■ WHAT THE TASK ASKS
Both the line containing "Rebuild this chart" and the line containing "const gridTicks = d3.range(0, 29, 2);" belong in the answer, along with every line between them; print exactly those.

■ EXERCISE DATA
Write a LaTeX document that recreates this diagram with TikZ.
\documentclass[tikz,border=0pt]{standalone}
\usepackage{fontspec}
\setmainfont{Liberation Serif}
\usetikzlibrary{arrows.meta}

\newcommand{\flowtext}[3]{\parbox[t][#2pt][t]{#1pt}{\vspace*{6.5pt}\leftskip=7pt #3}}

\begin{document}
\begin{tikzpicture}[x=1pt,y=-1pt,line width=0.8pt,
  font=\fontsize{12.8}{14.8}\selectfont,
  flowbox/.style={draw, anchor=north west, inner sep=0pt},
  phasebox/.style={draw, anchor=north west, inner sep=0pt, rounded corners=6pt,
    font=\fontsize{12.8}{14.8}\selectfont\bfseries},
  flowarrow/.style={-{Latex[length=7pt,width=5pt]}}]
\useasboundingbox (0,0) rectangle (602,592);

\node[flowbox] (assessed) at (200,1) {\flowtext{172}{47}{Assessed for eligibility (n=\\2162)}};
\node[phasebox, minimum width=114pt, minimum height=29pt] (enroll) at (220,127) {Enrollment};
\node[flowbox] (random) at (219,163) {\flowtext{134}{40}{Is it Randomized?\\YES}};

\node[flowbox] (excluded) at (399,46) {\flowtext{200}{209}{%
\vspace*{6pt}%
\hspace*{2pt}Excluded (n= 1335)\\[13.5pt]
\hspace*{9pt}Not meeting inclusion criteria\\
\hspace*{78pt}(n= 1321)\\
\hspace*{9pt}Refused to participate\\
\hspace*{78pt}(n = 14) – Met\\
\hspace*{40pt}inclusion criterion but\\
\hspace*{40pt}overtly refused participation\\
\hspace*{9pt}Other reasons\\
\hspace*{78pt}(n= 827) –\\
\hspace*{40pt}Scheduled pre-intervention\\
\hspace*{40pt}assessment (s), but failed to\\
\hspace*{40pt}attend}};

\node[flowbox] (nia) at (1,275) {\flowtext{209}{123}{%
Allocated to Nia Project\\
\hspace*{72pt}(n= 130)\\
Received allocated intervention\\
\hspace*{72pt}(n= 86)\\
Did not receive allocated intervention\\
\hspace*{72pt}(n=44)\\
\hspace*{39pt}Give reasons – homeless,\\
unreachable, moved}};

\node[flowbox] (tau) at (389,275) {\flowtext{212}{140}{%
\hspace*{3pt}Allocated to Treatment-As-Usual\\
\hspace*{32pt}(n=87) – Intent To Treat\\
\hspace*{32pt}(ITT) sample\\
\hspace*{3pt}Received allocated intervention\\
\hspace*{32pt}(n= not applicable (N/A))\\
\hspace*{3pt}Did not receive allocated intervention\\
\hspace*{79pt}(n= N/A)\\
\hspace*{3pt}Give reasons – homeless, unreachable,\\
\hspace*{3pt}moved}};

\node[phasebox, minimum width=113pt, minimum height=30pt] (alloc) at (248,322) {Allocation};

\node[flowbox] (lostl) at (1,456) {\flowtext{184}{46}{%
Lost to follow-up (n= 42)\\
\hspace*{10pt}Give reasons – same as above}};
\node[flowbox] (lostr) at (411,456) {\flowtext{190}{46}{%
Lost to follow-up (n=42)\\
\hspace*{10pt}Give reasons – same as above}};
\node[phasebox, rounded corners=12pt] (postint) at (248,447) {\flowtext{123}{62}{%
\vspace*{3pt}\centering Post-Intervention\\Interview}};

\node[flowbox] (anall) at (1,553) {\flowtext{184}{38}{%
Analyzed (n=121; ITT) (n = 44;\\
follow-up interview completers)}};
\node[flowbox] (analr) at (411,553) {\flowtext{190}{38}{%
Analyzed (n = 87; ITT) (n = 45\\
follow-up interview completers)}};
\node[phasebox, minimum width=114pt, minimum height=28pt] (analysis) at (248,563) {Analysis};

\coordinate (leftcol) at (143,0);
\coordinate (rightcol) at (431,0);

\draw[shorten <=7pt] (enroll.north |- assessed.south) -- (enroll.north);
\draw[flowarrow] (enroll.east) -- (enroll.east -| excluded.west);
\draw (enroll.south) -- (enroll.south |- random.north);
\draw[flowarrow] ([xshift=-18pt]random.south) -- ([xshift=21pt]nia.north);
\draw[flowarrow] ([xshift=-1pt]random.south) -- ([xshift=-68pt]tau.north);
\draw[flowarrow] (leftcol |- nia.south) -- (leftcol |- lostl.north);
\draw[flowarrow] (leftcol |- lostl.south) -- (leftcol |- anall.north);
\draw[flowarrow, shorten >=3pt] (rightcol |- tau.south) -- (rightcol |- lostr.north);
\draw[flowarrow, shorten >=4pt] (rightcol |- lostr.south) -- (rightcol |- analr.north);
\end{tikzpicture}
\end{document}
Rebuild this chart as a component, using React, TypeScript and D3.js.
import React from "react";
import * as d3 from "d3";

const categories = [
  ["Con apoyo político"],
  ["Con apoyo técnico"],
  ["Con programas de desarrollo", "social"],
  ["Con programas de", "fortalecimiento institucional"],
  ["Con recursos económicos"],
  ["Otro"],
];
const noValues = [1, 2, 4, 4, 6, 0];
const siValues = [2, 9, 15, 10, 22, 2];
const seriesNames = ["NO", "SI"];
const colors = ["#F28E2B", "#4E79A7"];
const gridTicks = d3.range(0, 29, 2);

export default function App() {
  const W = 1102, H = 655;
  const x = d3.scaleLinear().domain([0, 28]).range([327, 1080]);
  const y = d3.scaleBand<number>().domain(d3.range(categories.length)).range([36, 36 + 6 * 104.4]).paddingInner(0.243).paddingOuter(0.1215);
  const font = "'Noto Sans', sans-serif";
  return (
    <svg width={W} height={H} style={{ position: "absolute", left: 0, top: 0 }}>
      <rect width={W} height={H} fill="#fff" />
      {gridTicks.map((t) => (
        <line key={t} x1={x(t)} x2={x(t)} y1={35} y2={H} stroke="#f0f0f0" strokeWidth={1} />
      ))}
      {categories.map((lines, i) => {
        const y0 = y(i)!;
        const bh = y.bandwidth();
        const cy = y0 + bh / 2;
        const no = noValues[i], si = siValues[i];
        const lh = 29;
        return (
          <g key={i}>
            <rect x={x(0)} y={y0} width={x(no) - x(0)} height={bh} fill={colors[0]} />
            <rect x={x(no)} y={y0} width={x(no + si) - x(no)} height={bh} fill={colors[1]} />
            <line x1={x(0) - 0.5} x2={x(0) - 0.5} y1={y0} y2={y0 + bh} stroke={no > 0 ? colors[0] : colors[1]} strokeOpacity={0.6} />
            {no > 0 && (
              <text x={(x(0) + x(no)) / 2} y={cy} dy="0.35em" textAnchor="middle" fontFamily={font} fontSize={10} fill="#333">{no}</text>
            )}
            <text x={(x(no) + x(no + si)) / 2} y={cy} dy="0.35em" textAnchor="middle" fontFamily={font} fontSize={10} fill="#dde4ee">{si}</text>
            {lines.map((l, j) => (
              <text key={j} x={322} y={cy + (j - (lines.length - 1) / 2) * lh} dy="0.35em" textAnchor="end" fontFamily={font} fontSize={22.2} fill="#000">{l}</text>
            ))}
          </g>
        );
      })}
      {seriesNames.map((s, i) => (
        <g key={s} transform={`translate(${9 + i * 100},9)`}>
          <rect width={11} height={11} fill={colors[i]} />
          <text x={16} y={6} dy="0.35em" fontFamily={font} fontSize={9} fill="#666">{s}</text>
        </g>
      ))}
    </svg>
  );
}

■ THE RESULT
Rebuild this chart as a component, using React, TypeScript and D3.js.
import React from "react";
import * as d3 from "d3";

const categories = [
  ["Con apoyo político"],
  ["Con apoyo técnico"],
  ["Con programas de desarrollo", "social"],
  ["Con programas de", "fortalecimiento institucional"],
  ["Con recursos económicos"],
  ["Otro"],
];
const noValues = [1, 2, 4, 4, 6, 0];
const siValues = [2, 9, 15, 10, 22, 2];
const seriesNames = ["NO", "SI"];
const colors = ["#F28E2B", "#4E79A7"];
const gridTicks = d3.range(0, 29, 2);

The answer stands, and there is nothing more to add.